_PROVIDED DATA_
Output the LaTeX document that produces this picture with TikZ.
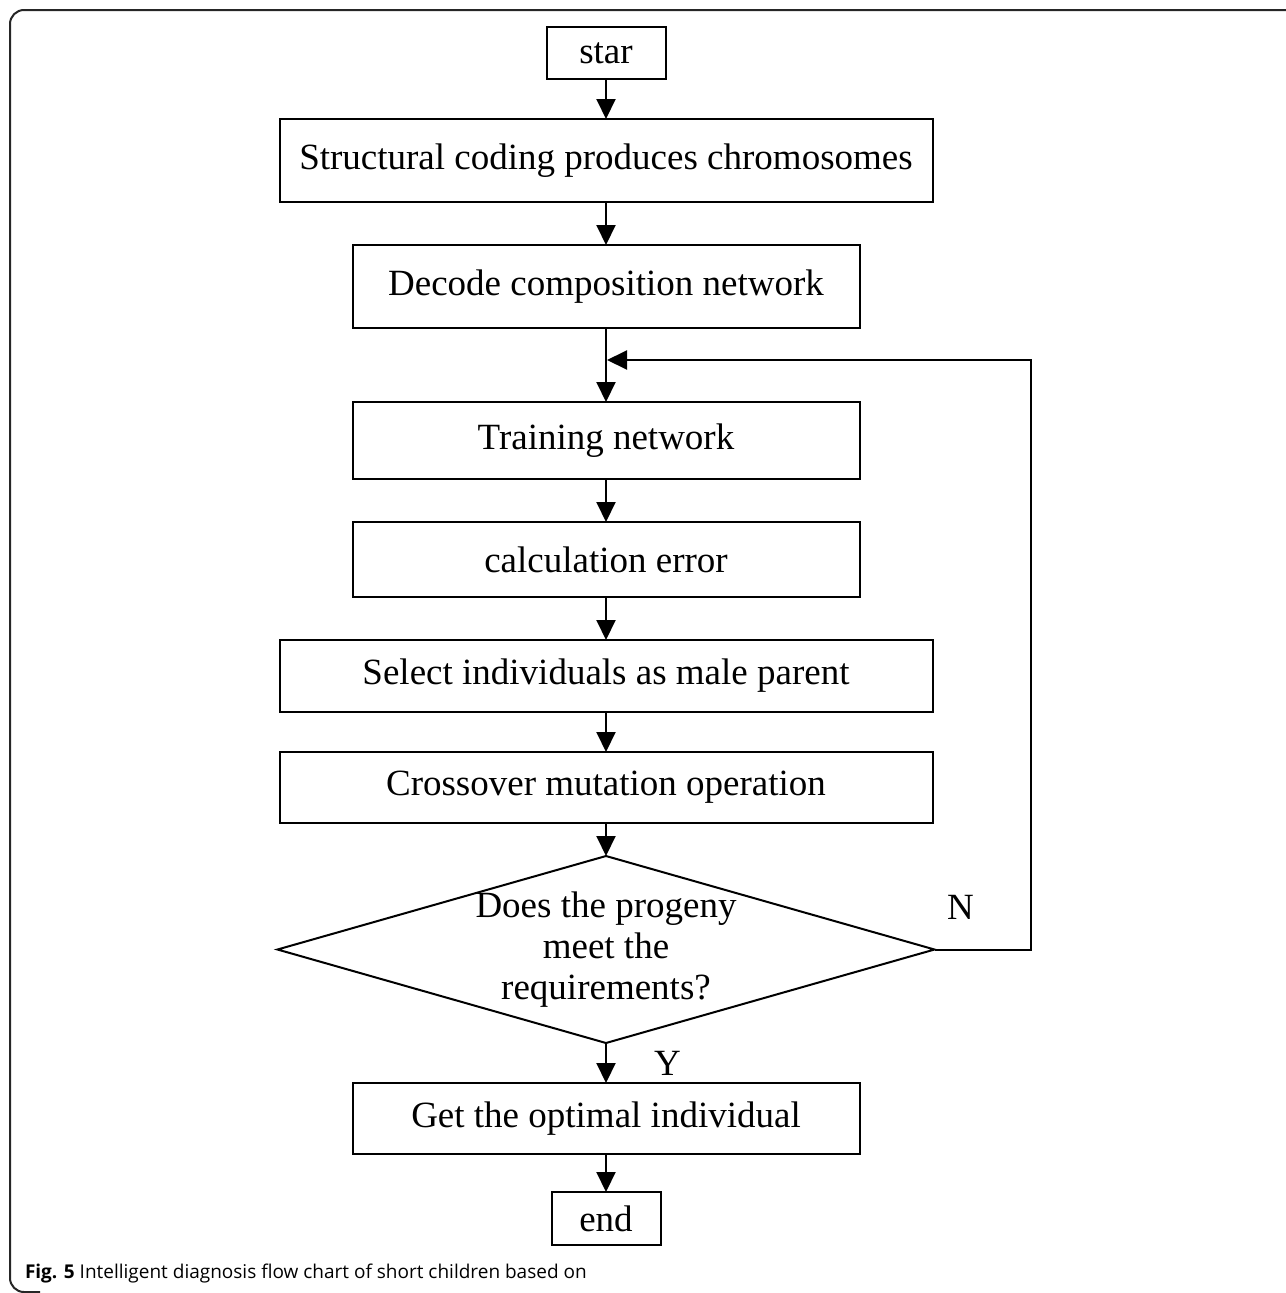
\documentclass[tikz,border=0pt]{standalone}
\usepackage{fontspec}
\setmainfont{Liberation Serif}
\newfontfamily\capfont{Open Sans}
\usetikzlibrary{arrows.meta}
\usetikzlibrary{positioning}
\usetikzlibrary{shapes.geometric}
\usetikzlibrary{calc}

\begin{document}
\begin{tikzpicture}[
    x=1pt, y=1pt,
    >={Triangle[length=20pt,width=19pt]},
    line width=2pt,
    every node/.style={font=\fontsize{37}{41}\selectfont, outer sep=0pt},
    process/.style={rectangle, draw, inner sep=0pt, align=center},
    widebox/.style={process, minimum width=653pt},
    narrowbox/.style={process, minimum width=507pt},
    decision/.style={diamond, draw, inner sep=0pt, minimum width=657pt, minimum height=187pt},
    mark label/.style={inner sep=0pt}
]
\useasboundingbox (0,0) rectangle (1285,-1293);

% Frame
\draw[black!85, rounded corners=14pt] (1290,-10) -- (10,-10) -- (10,-1292) -- (40,-1292);

% Nodes
\node[process, minimum width=119pt, minimum height=52pt] (start) at (606,-53) {star};
\node[widebox, minimum height=83pt, below=40pt of start] (coding) {Structural coding produces chromosomes};
\node[narrowbox, minimum height=83pt, below=43pt of coding] (decode) {Decode composition network};
\node[narrowbox, minimum height=77pt, below=74pt of decode] (train) {Training network};
\node[narrowbox, minimum height=75pt, below=43pt of train] (error) {calculation error};
\node[widebox, minimum height=72pt, below=43pt of error] (select) {Select individuals as male parent};
\node[widebox, minimum height=71pt, below=40pt of select] (cross) {Crossover mutation operation};
\node[decision, below=33pt of cross] (check) {};
\node[align=center, inner sep=0pt] at (check) (checktext) {Does the progeny\\meet the\\requirements?};
\node[narrowbox, minimum height=71pt, below=40pt of check] (optimal) {Get the optimal individual};
\node[process, minimum width=109pt, minimum height=53pt, below=38pt of optimal] (finish) {end};
\coordinate (merge) at ($(decode.south)+(1,-32)$);

% Caption
\node[anchor=base west, inner sep=0pt, font=\capfont\fontsize{19}{23}\selectfont] (caption) at (25,-1278)
    {\textbf{Fig. 5} Intelligent diagnosis flow chart of short children based on};

% Edges
\draw[->] (start) -- (coding);
\draw[->] (coding) -- (decode);
\draw[->] (decode) -- (train);
\draw[->] (train) -- (error);
\draw[->] (error) -- (select);
\draw[->] (select) -- (cross);
\draw[->] (cross) -- (check);
\draw[->] (check.east) -- node[mark label, pos=0.27, above=30pt]{N} ++(96,0) |- (merge);
\draw[->] (check.south) -- node[mark label, midway, right=48pt]{Y} (optimal);
\draw[->] (optimal) -- (finish);

\end{tikzpicture}
\end{document}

_INSTRUCTIONS FOR THE TASK_
Reproduce each line exactly as it appears, omitting the pictures.

_RESULT FOR THIS EXERCISE_
Output the LaTeX document that produces this picture with TikZ.
\documentclass[tikz,border=0pt]{standalone}
\usepackage{fontspec}
\setmainfont{Liberation Serif}
\newfontfamily\capfont{Open Sans}
\usetikzlibrary{arrows.meta}
\usetikzlibrary{positioning}
\usetikzlibrary{shapes.geometric}
\usetikzlibrary{calc}

\begin{document}
\begin{tikzpicture}[
    x=1pt, y=1pt,
    >={Triangle[length=20pt,width=19pt]},
    line width=2pt,
    every node/.style={font=\fontsize{37}{41}\selectfont, outer sep=0pt},
    process/.style={rectangle, draw, inner sep=0pt, align=center},
    widebox/.style={process, minimum width=653pt},
    narrowbox/.style={process, minimum width=507pt},
    decision/.style={diamond, draw, inner sep=0pt, minimum width=657pt, minimum height=187pt},
    mark label/.style={inner sep=0pt}
]
\useasboundingbox (0,0) rectangle (1285,-1293);

% Frame
\draw[black!85, rounded corners=14pt] (1290,-10) -- (10,-10) -- (10,-1292) -- (40,-1292);

% Nodes
\node[process, minimum width=119pt, minimum height=52pt] (start) at (606,-53) {star};
\node[widebox, minimum height=83pt, below=40pt of start] (coding) {Structural coding produces chromosomes};
\node[narrowbox, minimum height=83pt, below=43pt of coding] (decode) {Decode composition network};
\node[narrowbox, minimum height=77pt, below=74pt of decode] (train) {Training network};
\node[narrowbox, minimum height=75pt, below=43pt of train] (error) {calculation error};
\node[widebox, minimum height=72pt, below=43pt of error] (select) {Select individuals as male parent};
\node[widebox, minimum height=71pt, below=40pt of select] (cross) {Crossover mutation operation};
\node[decision, below=33pt of cross] (check) {};
\node[align=center, inner sep=0pt] at (check) (checktext) {Does the progeny\\meet the\\requirements?};
\node[narrowbox, minimum height=71pt, below=40pt of check] (optimal) {Get the optimal individual};
\node[process, minimum width=109pt, minimum height=53pt, below=38pt of optimal] (finish) {end};
\coordinate (merge) at ($(decode.south)+(1,-32)$);

% Caption
\node[anchor=base west, inner sep=0pt, font=\capfont\fontsize{19}{23}\selectfont] (caption) at (25,-1278)
    {\textbf{Fig. 5} Intelligent diagnosis flow chart of short children based on};

% Edges
\draw[->] (start) -- (coding);
\draw[->] (coding) -- (decode);
\draw[->] (decode) -- (train);
\draw[->] (train) -- (error);
\draw[->] (error) -- (select);
\draw[->] (select) -- (cross);
\draw[->] (cross) -- (check);
\draw[->] (check.east) -- node[mark label, pos=0.27, above=30pt]{N} ++(96,0) |- (merge);
\draw[->] (check.south) -- node[mark label, midway, right=48pt]{Y} (optimal);
\draw[->] (optimal) -- (finish);

\end{tikzpicture}
\end{document}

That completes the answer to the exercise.